Penjelasan dalam Kitab Al Wajiz
Syaikh Wahbah az-Zuhaili menulis tafsir berjudul Al Wajiz, ia menafsirkan ayat Al-Hadid Ayat 7:
ءَامِنُوا۟ بِٱللَّهِ وَرَسُولِهِۦ وَأَنفِقُوا۟ مِمَّا جَعَلَكُم مُّسْتَخْلَفِينَ فِيهِ ۖ فَٱلَّذِينَ ءَامَنُوا۟ مِنكُمْ وَأَنفَقُوا۟ لَهُمْ أَجْرٌ كَبِيرٌ
“Berimanlah kamu kepada Allah dan Rasul-Nya dan nafkahkanlah sebagian dari hartamu yang Allah telah menjadikan kamu menguasainya. Maka orang-orang yang beriman di antara kamu dan menafkahkan (sebagian) dari hartanya memperoleh pahala yang besar”
Menurutnya, harta perlu digunakan sesuai dengan ketentuan-Nya. Harta bukanlah tujuan akhir hidup manusia, melainkan titipan dan dikelola atas ridha Allah dan kebahagiaan di akhirat. Mengelola harta dengan bijak dan menafkahkannya di jalan Allah adalah bentuk nyata dari keimanan dan ketaatan.

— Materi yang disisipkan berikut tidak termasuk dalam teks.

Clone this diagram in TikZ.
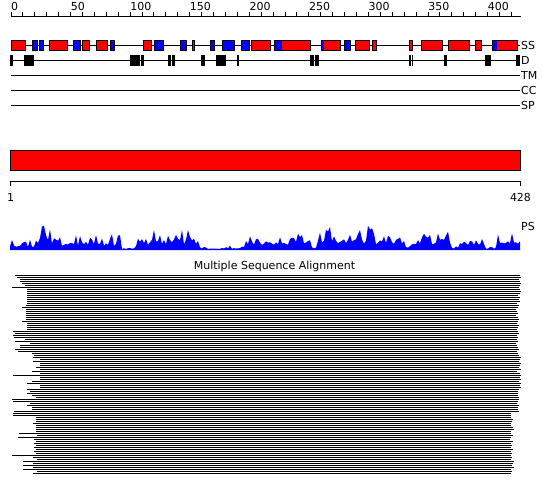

Konsep kepemilikan harta dalam Islam berbeda dengan konsep kepemilikan dalam pandangan materialistik. Dalam Islam, harta yang dimiliki oleh seseorang sebenarnya adalah milik Allah, dan manusia hanya diberi amanah untuk mengelolanya.
Oleh karena itu, manusia harus menggunakan harta tersebut dengan cara yang diridhai oleh Allah, termasuk berbagi dengan sesama dan membantu mereka yang membutuhkan.